4. What are your long-term business goals? If you plan to raise investment capital or sell the business, an LLC structure is typically more attractive to potential partners and buyers.
5. Can you afford the additional formation and maintenance costs? While LLCs cost more initially, the liability protection and tax benefits often justify the expense.
Key Factors to Consider
- Industry risk level and insurance availability
- Number of owners and their relationship to each other
- Investment capital requirements and growth projections
- State-specific laws and requirements that may affect your choice
- Professional licensing requirements that may dictate business structure options
Making the Right Choice
Most business advisors recommend LLCs for their superior liability protection and operational flexibility.
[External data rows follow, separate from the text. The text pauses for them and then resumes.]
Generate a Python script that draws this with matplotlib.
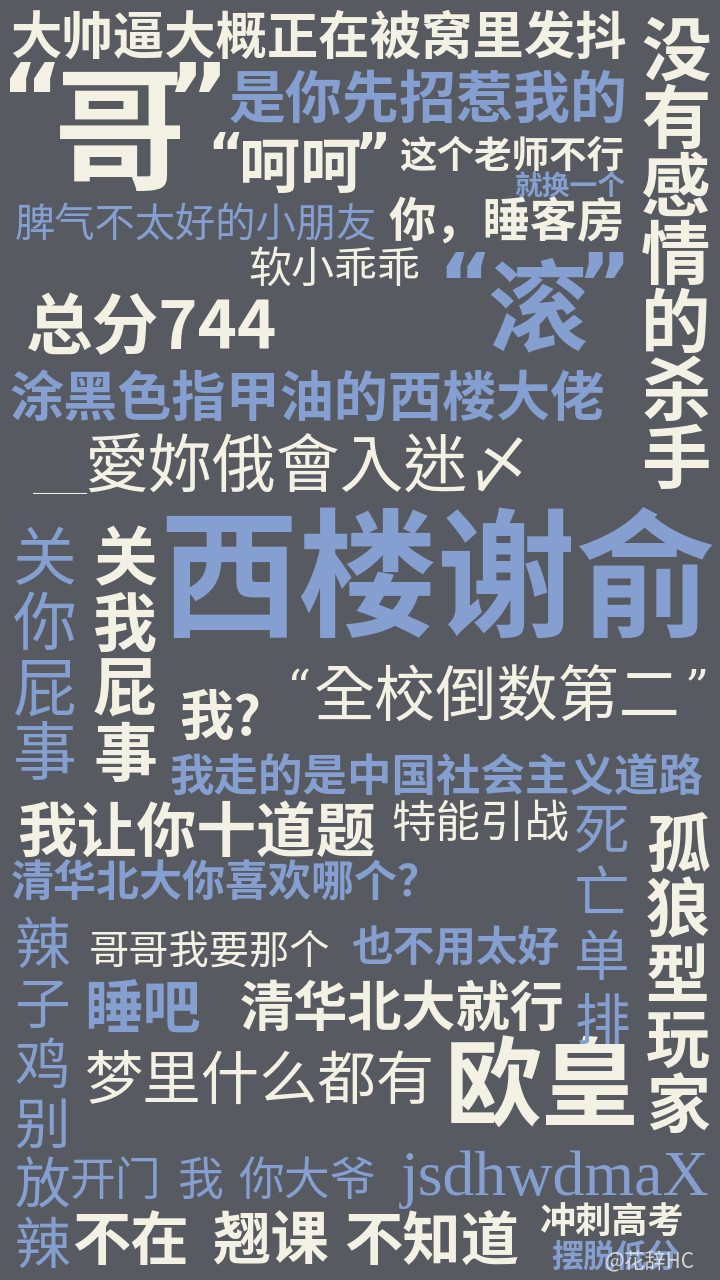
import matplotlib
matplotlib.use("Agg")
import matplotlib.pyplot as plt

plt.rcParams['font.family'] = ['Noto Sans CJK SC', 'DejaVu Sans']

BG = '#575a60'
CREAM = '#f3f1e3'
BLUE = '#849fd0'

# ---- data: phrases ----
horiz_texts = [
    "大帅逼大概正在被窝里发抖",
    "哥",
    "是你先招惹我的",
    "呵呵",
    "这个老师不行",
    "就换一个",
    "脾气不太好的小朋友",
    "你，睡客房",
    "软小乖乖",
    "滚",
    "总分744",
    "涂黑色指甲油的西楼大佬",
    "西楼谢俞",
    "我?",
    "我走的是中国社会主义道路",
    "我让你十道题",
    "特能引战",
    "清华北大你喜欢哪个？",
    "哥哥我要那个",
    "也不用太好",
    "睡吧",
    "清华北大就行",
    "梦里什么都有",
    "欧皇",
    "开门",
    "我",
    "你大爷",
    "冲刺高考",
    "摆脱低分",
    "不在",
    "翘课",
    "不知道",
]
horiz_x = [318, 120, 428, 300, 512, 570, 196, 507, 334, 537, 152, 307, 437, 220, 437, 196,
           480, 226, 210, 455, 142, 402, 260, 542, 115, 200, 307, 612, 615, 130, 270, 432]
horiz_y = [38, 140, 102, 170, 156, 187, 225, 224, 271, 314, 330, 400, 586, 719, 778, 835,
           824, 884, 952, 950, 1012, 1010, 1082, 1090, 1182, 1182, 1182, 1222, 1258, 1243, 1243, 1243]
horiz_size = [37, 95, 41, 44, 27, 20, 29, 34, 31, 72, 48, 39, 100, 39, 32, 43,
              32, 31, 29, 30, 42, 39, 42, 70, 33, 33, 33, 26, 23, 42, 42, 42]
horiz_color = ['c', 'c', 'b', 'c', 'c', 'b', 'b', 'c', 'c', 'b', 'c', 'b', 'b', 'c', 'b', 'c',
               'c', 'b', 'c', 'b', 'b', 'c', 'c', 'c', 'b', 'b', 'b', 'c', 'b', 'c', 'c', 'c']
horiz_weight = ['black', 'black', 'black', 'black', 'bold', 'bold', 'normal', 'black', 'normal', 'black',
                'black', 'black', 'black', 'black', 'black', 'black', 'normal', 'black', 'normal', 'black',
                'black', 'black', 'normal', 'black', 'normal', 'normal', 'normal', 'bold', 'black',
                'black', 'black', 'black']

# vertical phrases
vert_texts = ["没有感情的杀手", "关你屁事", "关我屁事", "死亡单排", "孤狼型玩家", "辣子鸡别放辣"]
vert_x = [676, 45, 125, 602, 678, 42]
vert_y0 = [55, 562, 562, 832, 848, 948]
vert_step = [68, 65, 65, 64, 65, 60]
vert_size = [50, 46, 46, 40, 46, 40]
vert_color = ['c', 'b', 'c', 'b', 'c', 'b']
vert_weight = ['bold', 'normal', 'bold', 'normal', 'black', 'normal']

# light style texts
light_texts = ["愛妳俄會入迷〆", "全校倒数第二"]
light_x = [308, 497]
light_y = [468, 700]
light_size = [46, 44]

latin_text = "jsdhwdmaX"

cmap = {'c': CREAM, 'b': BLUE}

fig = plt.figure(figsize=(7.2, 12.8), dpi=100)
fig.patch.set_facecolor(BG)
ax = fig.add_axes([0, 0, 1, 1])
ax.set_facecolor(BG)
ax.set_xlim(0, 720)
ax.set_ylim(1280, 0)
ax.axis('off')

for t, x, y, s, c, w in zip(horiz_texts, horiz_x, horiz_y, horiz_size, horiz_color, horiz_weight):
    ax.text(x, y, t, fontsize=s, color=cmap[c], fontweight=w, ha='center', va='center')

for t, x, y0, st, s, c, w in zip(vert_texts, vert_x, vert_y0, vert_step, vert_size, vert_color, vert_weight):
    for i, ch in enumerate(t):
        ax.text(x, y0 + i * st, ch, fontsize=s, color=cmap[c], fontweight=w, ha='center', va='center')

# quote marks
def quote(x, y, q, size, color, weight='black', fam='DejaVu Sans'):
    ax.text(x, y, q, fontsize=size, color=color, fontweight=weight, ha='center', va='center',
            family=[fam])

quote(32, 105, "“", 70, CREAM)
quote(197, 105, "”", 70, CREAM)
quote(226, 157, "“", 40, CREAM, 'bold')
quote(373, 157, "”", 40, CREAM, 'bold')
quote(465, 290, "“", 60, BLUE)
quote(604, 290, "”", 60, BLUE)
quote(298, 690, "“", 34, CREAM, 'normal', 'DejaVu Serif')
quote(697, 690, "”", 34, CREAM, 'normal', 'DejaVu Serif')

# light texts
for t, x, y, s in zip(light_texts, light_x, light_y, light_size):
    ax.text(x, y, t, fontsize=s, color=CREAM, fontweight='light', ha='center', va='center',
            family=['Noto Sans CJK TC', 'DejaVu Sans'])
ax.text(60, 488, "﹏﹏﹏", fontsize=13, color=CREAM, fontweight='light', ha='center', va='center')

# latin serif
ax.text(555, 1180, latin_text, fontsize=46, color=BLUE, ha='center', va='center',
        family=['Liberation Serif', 'DejaVu Serif'])

# watermark
ax.text(650, 1262, "@花辞HC", fontsize=15, color='#e8e8ea', alpha=0.85, ha='center', va='center')

fig.savefig("out.png", dpi=100, facecolor=BG)
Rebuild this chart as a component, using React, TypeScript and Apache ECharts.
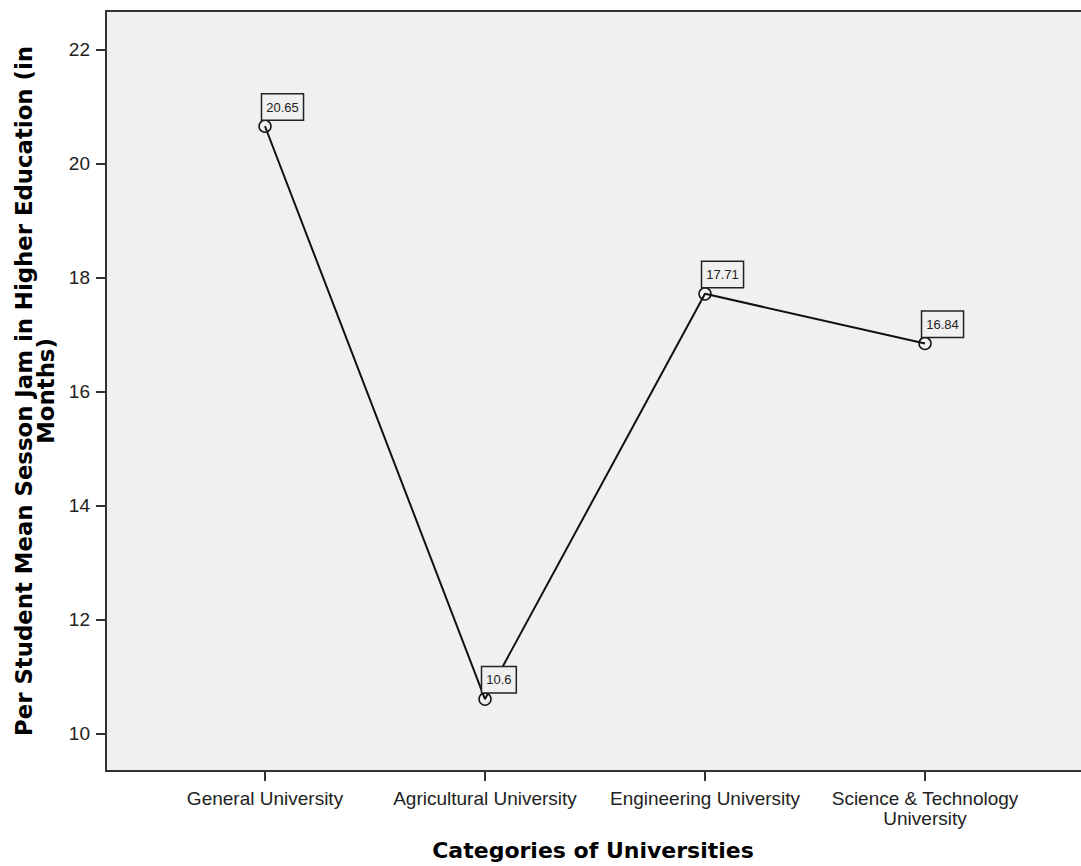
import React, { useEffect, useRef } from "react";
import * as echarts from "echarts";

const categories = [
  "General University",
  "Agricultural University",
  "Engineering University",
  "Science & Technology\nUniversity",
];
const meanValues = [20.65, 10.6, 17.71, 16.84];
const yTickValues = [10, 12, 14, 16, 18, 20, 22];
const xTitle = "Categories of Universities";
const yTitle = "Per Student Mean Sesson Jam in Higher Education (in\nMonths)";

export default function App() {
  const ref = useRef<HTMLDivElement>(null);
  useEffect(() => {
    if (!ref.current) return;
    const chart = echarts.init(ref.current, null, { renderer: "svg" });
    const tickFont = "'Liberation Sans', Arial, sans-serif";
    const titleFont = "'DejaVu Sans', Verdana, sans-serif";
    const xMin = -0.7227;
    const xMax = 3.709;
    chart.setOption({
      animation: false,
      backgroundColor: "#ffffff",
      grid: {
        left: 106,
        right: 0,
        top: 11,
        bottom: 95,
        show: true,
        backgroundColor: "#F0F0F0",
        borderWidth: 0,
      },
      xAxis: [
        {
          type: "value",
          min: xMin,
          max: xMax,
          splitLine: { show: false },
          axisLine: { show: true, onZero: false, lineStyle: { color: "#333333", width: 2 } },
          axisTick: {
            show: true,
            customValues: [0, 1, 2, 3],
            length: 10,
            lineStyle: { color: "#333333", width: 2 },
          },
          axisLabel: {
            customValues: [0, 1, 2, 3],
            formatter: (v: number) => categories[Math.round(v)] ?? "",
            fontFamily: tickFont,
            fontSize: 19,
            lineHeight: 20,
            color: "#222222",
            margin: 17,
          },
        },
        {
          type: "value",
          position: "top",
          min: xMin,
          max: xMax,
          splitLine: { show: false },
          axisLine: { show: true, onZero: false, lineStyle: { color: "#333333", width: 2 } },
          axisTick: { show: false },
          axisLabel: { show: false },
        },
      ],
      yAxis: {
        type: "value",
        min: 9.339,
        max: 22.672,
        splitLine: { show: false },
        axisLine: { show: true, onZero: false, lineStyle: { color: "#333333", width: 2 } },
        axisTick: {
          show: true,
          customValues: yTickValues,
          length: 10,
          lineStyle: { color: "#333333", width: 2 },
        },
        axisLabel: {
          customValues: yTickValues,
          fontFamily: tickFont,
          fontSize: 19,
          color: "#222222",
          margin: 16,
        },
      },
      graphic: [
        {
          type: "text",
          x: 593,
          y: 850,
          style: {
            text: xTitle,
            font: `bold 22px ${titleFont}`,
            fill: "#000000",
            align: "center",
            verticalAlign: "middle",
          },
        },
        {
          type: "text",
          x: 35,
          y: 391,
          rotation: Math.PI / 2,
          style: {
            text: yTitle,
            font: `bold 22.8px ${titleFont}`,
            lineHeight: 22,
            fill: "#000000",
            align: "center",
            verticalAlign: "middle",
          },
        },
      ],
      series: [
        {
          type: "line",
          xAxisIndex: 0,
          data: meanValues.map((v, i) => [i, v]),
          symbol: "circle",
          symbolSize: 12,
          lineStyle: { color: "#111111", width: 2 },
          itemStyle: { color: "rgba(0,0,0,0)", borderColor: "#111111", borderWidth: 1.5 },
          label: {
            show: true,
            position: [4, -25],
            formatter: (p: any) => String(p.value[1]),
            fontFamily: tickFont,
            fontSize: 13,
            color: "#222222",
            backgroundColor: "#F0F0F0",
            borderColor: "#222222",
            borderWidth: 1.5,
            padding: [6, 4, 6, 4],
            align: "left",
            verticalAlign: "top",
          },
        },
      ],
    });
    return () => chart.dispose();
  }, []);
  return (
    <div
      ref={ref}
      style={{ position: "absolute", left: 0, top: 0, width: 1081, height: 866 }}
    />
  );
}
The additional costs are typically modest compared to the potential financial exposure of unlimited personal liability.
However, partnerships can work well for trusted partners in low-risk businesses who prioritize simplicity over protection. The key is honestly assessing your risk tolerance and business objectives.
FAQ
Q: Can I convert my partnership to an LLC later?
A: Yes, but the process involves legal and tax complexities. You’ll need to dissolve the partnership and form a new LLC, which may trigger tax consequences. It’s generally better to choose the right structure initially.
Q: Do I need an attorney to form a partnership or LLC?
A: While not legally required, professional help is strongly recommended. Partnership agreements and LLC operating agreements are crucial documents that should be properly drafted to avoid future disputes and ensure legal protection.
Q: Which structure is better for taxes?
A: It depends on your situation. Both offer pass-through taxation by default, but LLCs can elect different tax treatments as circumstances change. For profitable businesses, LLC S-corp election often provides tax advantages.
Q: Can partnerships provide any liability protection?
A: Limited Partnerships offer some protection to limited partners, and some states allow Limited Liability Partnerships (LLPs) that provide liability protection similar to LLCs. However, these structures are more complex than general partnerships.
Q: How many owners can each structure have?
A: Partnerships require at least two owners, while LLCs can have one or more members. Neither structure has maximum ownership limits, though practical and tax considerations may apply with many owners.
Conclusion
The choice between a partnership and LLC fundamentally comes down to balancing simplicity against protection. Partnerships offer ease of formation and minimal compliance requirements but expose owners to unlimited personal liability. LLCs provide crucial liability protection and operational flexibility at the cost of additional formation requirements and ongoing maintenance.
For most businesses, the LLC’s liability protection and tax flexibility outweigh the additional costs and complexity. The peace of mind that comes from protecting your personal assets from business risks is invaluable, and the professional credibility an LLC provides can help your business grow and attract opportunities.